As for myself, I know that my knowledge often exhibits emergences when
parts of it interact so that some new knowledge emerge as a result of it.
But is this the truth? Sometimes that which has emerged is only a dim
suspicion. Does this already qualify as truth? Then it grows steadily
until it has become a firm conviction. Does it now qualify as truth? I
have learned that truth is as much becoming as being.

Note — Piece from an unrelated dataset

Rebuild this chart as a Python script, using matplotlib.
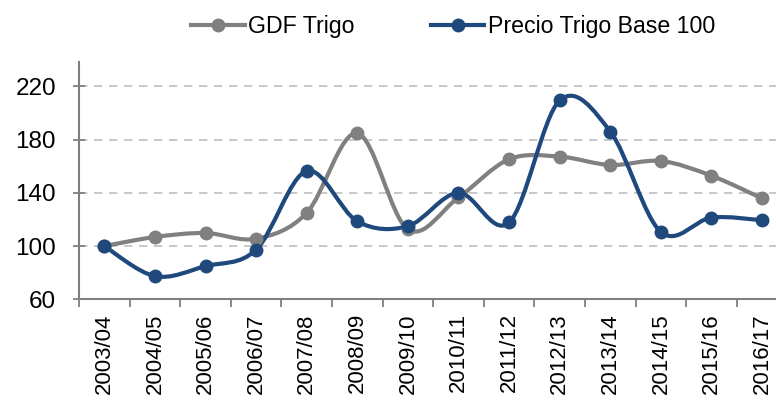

As for finding truth in information, that is quite a different thing. Most
important to me is that information is always formulated in some kind of
language, natural or artificial. I need to be well versed in that language
before i can decide on the truth of the information. Often the data in the
information is not enough to decide on its truth so that i have to search
for additional information. Sometimes i cannot find enough information to
make any decision so that i decide not to decide ;-) But when i make a
decision, what do i actually do? I try to fit the information into what i
know. This is very dangerous since what i know may not be the truth. But
for me it is far more dangerous to say information has truth in it so that
my knowledge must conform to it.

The older i become, the more i admire Goethe who claimed that truth is the
interaction between the "world-inside-me" (of which knowledge is a part)
and the "world-outside-me" (of which information is a part). Sadly, too
little is made of this interaction in KM.

At the site
< http://server3001.freeyellow.com/baty/Volume3chap20 >
i have found the following delightful information:

"Knowledge versus Information The distinction between knowledge and
information is, I think, fundamental. Information is the record of facts,
experiences, appearances, etc., whether in books or in the verbal memory
of the individual; knowledge, it seems to me, implies the result of the
voluntary and delightful action of the mind upon the material presented to
it. Great minds, a Darwin or a Plato, are able to deal at first hand with
appearances or experiences; the ordinary mind gets a little of its
knowledge by such direct dealing, but for the most part it is set in
action by the vivifying knowledge of others, which is at the same time a
stimulus and a point of departure. The information acquired in the course
of education is only by chance, and here and there, of practical value.
Knowledge, on the other hand, that is, the product of the vital action of
the mind on the material presented to it, is power; as it implies an
increase of intellectual aptitude in new directions, and an always new
point of departure.

Perhaps the chief function of a teacher is to distinguish information from
knowledge in the acquisitions of his pupils. Because knowledge is power,
the child who has got knowledge will certainly show power in dealing with
it. He will recast, condense, illustrate, or narrate with vividness and
with freedom the arrangement of his words. The child who has got only
information will write and speak in the stereotyped phrases of his
text-book, or will mangle in his notes the words of his teacher."